1 – Tancrède. (G.A.)

 

2 – Intendant des finances. (G.A.)

 

 

 

 

 

à M. le comte de Schowalow.

 

29 Mai.

 

 

          Je suis toujours surpris, monsieur, de voir que, sur les bords de la Néva et de la Tosca, on écrive et on parle français comme à Versailles. La lettre que M. Soltikof (1) vient de me rendre de la part de votre excellence, et sa conversation, redoublent ma surprise et mon plaisir. Je dois ajouter à ces sentiments ceux de la reconnaissance pour vos belles fourrures, et pour le thé que boit sa majesté chinoise.
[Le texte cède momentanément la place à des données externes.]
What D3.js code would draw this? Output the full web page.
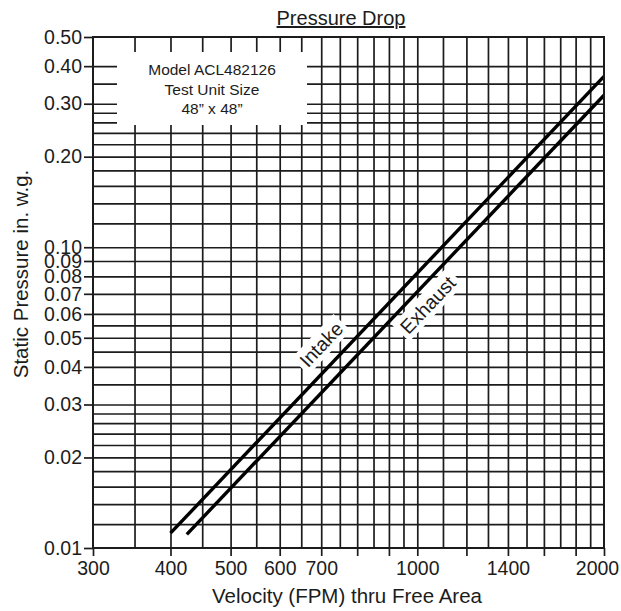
<!DOCTYPE html>
<html>
<head>
<meta charset="utf-8">
<script src="https://cdn.jsdelivr.net/npm/d3@7"></script>
<style>
  html, body { margin: 0; padding: 0; background: #fff; }
  svg { display: block; font-family: "Liberation Sans", Arial, sans-serif; }
</style>
</head>
<body>
<div id="chart"></div>
<script>
// Axis ticks / labels
const xTickValues = [300, 400, 500, 600, 700, 800, 900, 1000, 1200, 1400, 1600, 1800, 2000];
const xTickLabels = [300, 400, 500, 600, 700, 1000, 1400, 2000];
const xGridValues = [350, 400, 450, 500, 550, 600, 650, 700, 750, 800, 850, 900, 950, 1000,
  1100, 1200, 1300, 1400, 1500, 1600, 1700, 1800, 1900];
const yTickLabels = [0.01, 0.02, 0.03, 0.04, 0.05, 0.06, 0.07, 0.08, 0.09, 0.10, 0.20, 0.30, 0.40, 0.50];
const yGridValues = [0.012, 0.014, 0.016, 0.018, 0.02, 0.022, 0.024, 0.026, 0.028, 0.03, 0.035,
  0.04, 0.045, 0.05, 0.055, 0.06, 0.07, 0.08, 0.09, 0.10, 0.12, 0.14, 0.16, 0.18, 0.20,
  0.22, 0.24, 0.26, 0.28, 0.30, 0.35, 0.40];

// Series (velocity FPM, static pressure in. w.g.)
const intakeVelocity = [400, 2000];
const intakePressure = [0.0112, 0.37];
const exhaustVelocity = [425, 2000];
const exhaustPressure = [0.0111, 0.32];

// Curve labels (where they sit on the chart, in data units)
const curveNames = ["Intake", "Exhaust"];
const curveLabelVelocity = [700, 1040];
const curveLabelPressure = [0.0475, 0.0643];

const legendLines = ["Model ACL482126", "Test Unit Size", "48\u201D x 48\u201D"];

const width = 621, height = 611;
const margin = { top: 37, right: 17, bottom: 63, left: 93 };
const ink = "#1c1c1c";

const svg = d3.select("#chart").append("svg")
  .attr("width", width)
  .attr("height", height);

const x = d3.scaleLog().domain([300, 2000]).range([margin.left, width - margin.right]);
const y = d3.scaleLog().domain([0.01, 0.5]).range([height - margin.bottom, margin.top]);
const plotH = y(0.01) - y(0.5);
const plotW = x(2000) - x(300);

// grid lines
svg.append("g")
  .attr("transform", `translate(0,${y(0.01)})`)
  .call(d3.axisBottom(x).tickValues(xGridValues).tickSize(-plotH).tickFormat(""))
  .call(g => g.select(".domain").remove())
  .call(g => g.selectAll("line").attr("stroke", ink).attr("stroke-width", 1.7));

svg.append("g")
  .attr("transform", `translate(${x(300)},0)`)
  .call(d3.axisLeft(y).tickValues(yGridValues).tickSize(-plotW).tickFormat(""))
  .call(g => g.select(".domain").remove())
  .call(g => g.selectAll("line").attr("stroke", ink).attr("stroke-width", 1.7));

// legend box knocks out the grid
svg.append("rect")
  .attr("x", 117).attr("y", 52)
  .attr("width", 190).attr("height", 73)
  .attr("fill", "#fff");

svg.append("text")
  .attr("x", 212)
  .attr("font-size", 15.5)
  .attr("fill", ink)
  .attr("text-anchor", "middle")
  .selectAll("tspan")
  .data(legendLines)
  .join("tspan")
  .attr("x", 212)
  .attr("y", (d, i) => 75 + i * 19.5)
  .text(d => d);

// curves
const line = d3.line().x(d => x(d[0])).y(d => y(d[1]));
const series = [
  d3.zip(intakeVelocity, intakePressure),
  d3.zip(exhaustVelocity, exhaustPressure)
];
svg.append("g")
  .selectAll("path")
  .data(series)
  .join("path")
  .attr("d", line)
  .attr("fill", "none")
  .attr("stroke", "#000")
  .attr("stroke-width", 3.4);

// curve labels, rotated along the lines with a white knock-out
const angle = Math.atan2(
  y(intakePressure[1]) - y(intakePressure[0]),
  x(intakeVelocity[1]) - x(intakeVelocity[0])) * 180 / Math.PI;

curveNames.forEach((name, i) => {
  const g = svg.append("g")
    .attr("transform", `translate(${x(curveLabelVelocity[i])},${y(curveLabelPressure[i])}) rotate(${angle})`);
  const bg = g.append("rect").attr("fill", "#fff");
  const t = g.append("text")
    .attr("text-anchor", "middle")
    .attr("dy", "0.35em")
    .attr("font-size", 19.5)
    .attr("fill", ink)
    .text(name);
  const b = t.node().getBBox();
  bg.attr("x", b.x - 4).attr("y", b.y - 1).attr("width", b.width + 8).attr("height", b.height + 2);
});

// plot frame
svg.append("rect")
  .attr("x", x(300)).attr("y", y(0.5))
  .attr("width", plotW).attr("height", plotH)
  .attr("fill", "none")
  .attr("stroke", ink)
  .attr("stroke-width", 2);

// axes
svg.append("g")
  .attr("transform", `translate(0,${y(0.01)})`)
  .call(d3.axisBottom(x)
    .tickValues(xTickValues)
    .tickSize(8)
    .tickPadding(5)
    .tickFormat(d => xTickLabels.includes(d) ? d : ""))
  .call(g => g.select(".domain").remove())
  .call(g => g.selectAll("line").attr("stroke", ink).attr("stroke-width", 1.7))
  .call(g => g.selectAll("text")
    .attr("font-size", 19.5)
    .attr("font-family", "Liberation Sans, Arial, sans-serif")
    .attr("fill", ink)
    // last label is nudged left so it stays inside the page, as in the original
    .attr("dx", d => d === 2000 ? -7 : 0));

svg.append("g")
  .attr("transform", `translate(${x(300)},0)`)
  .call(d3.axisLeft(y)
    .tickValues(yTickLabels)
    .tickSize(9)
    .tickPadding(2)
    .tickFormat(d3.format(".2f")))
  .call(g => g.select(".domain").remove())
  .call(g => g.selectAll("line").attr("stroke", ink).attr("stroke-width", 1.7))
  .call(g => g.selectAll("text")
    .attr("font-size", 19.5)
    .attr("font-family", "Liberation Sans, Arial, sans-serif")
    .attr("fill", ink));

// titles
svg.append("text")
  .attr("x", 341).attr("y", 25)
  .attr("text-anchor", "middle")
  .attr("font-size", 20)
  .attr("fill", ink)
  .attr("text-decoration", "underline")
  .text("Pressure Drop");

svg.append("text")
  .attr("x", 347).attr("y", 603)
  .attr("text-anchor", "middle")
  .attr("font-size", 20.5)
  .attr("fill", ink)
  .text("Velocity (FPM) thru Free Area");

svg.append("text")
  .attr("transform", "translate(28,274) rotate(-90)")
  .attr("text-anchor", "middle")
  .attr("font-size", 20.5)
  .attr("fill", ink)
  .text("Static Pressure in. w.g.");
</script>
</body>
</html>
Il n’y a point, grâce à vos bontés, de potentat en Europe qui prenne de meilleur thé que moi, et qui ait de plus belles doublures d’habits.

 

          Votre dernier envoi d’instructions met le comble à vos magnifiques présents ; elles vont jusqu’à l’année 1721, et je me flatte, monsieur, que vous m’honorerez bientôt de la suite de vos mémoires instructifs. Je ne négligerai rien pour tâcher de répondre à vos idées et à vos soins. J’espère avoir l’honneur de vous envoyer, l’hiver prochain, tout l’ouvrage. Je vous prie de trouver bon que je me livre à mon goût et à ma manière de penser ; chaque peintre doit suivre son genre et employer les couleurs qui lui réussissent le mieux. J’écris dans ma langue ; la plupart des noms doivent être à la française. Nous ne disons point Alexandros, mais Alexandre ; nous prononçons Auguste, et non pas Augustus ; Cicéron, au lieu de Cicéro ; Athènes, au lieu d’Athénoi, etc. Les noms propres, chargés de doubles w et de consonnes, seront au bas des pages.

 

          Je suis bien sûr de me rencontrer avec un homme plein de goût, tel que vous êtes, en évitant toute affectation, et surtout l’affectation de faire un panégyrique. Il faut laisser aux gazetiers et aux sots le soin de dire : Notre auguste monarque, sa gracieuse majesté, le roi de Prusse, est en haute personne à son armée ; sa sacrée majesté impériale a pris médecine, et son auguste conseil est venu le complimenter sur le rétablissement de sa précieuse santé. A parler sérieusement, tout ce qui tend à nous faire trop valoir, nous met toujours au-dessous de ce que nous sommes.

 

          Vous ne voulez pas non plus qu’on démente des faits avérés de toute l’Europe. En déguisant une vérité publique, on affaiblit toutes les autres, et la plus mauvaise de toutes les politiques est de mentir. Celui qui, en écrivant l’histoire d’Alexandre, nierait ou excuserait le meurtre de Clitus, s’attirerait le mépris et l’indignation. Si l’expérience m’a pu donner quelque connaissance dans l’art d’écrire, je l’emploierai à augmenter, si je le puis, le respect qu’on doit à Pierre-le-Grand et à votre empire, sans flatter personne.

 

          Je pense qu’en m’attachant à ces principes, je ne suivrai que les vôtres. Il ne me restera d’autre regret que celui de n’avoir pu voir l’empire dont j’écris l’histoire, et la personne qui me procure cet honneur, et dont je ne serai que le copiste.

 

          J’ai l’honneur d’être, avec tous les sentiments que je vous dois, etc.

 

 

1 – Neveu du général de ce nom. Il étudiait à Genève. (G.A.)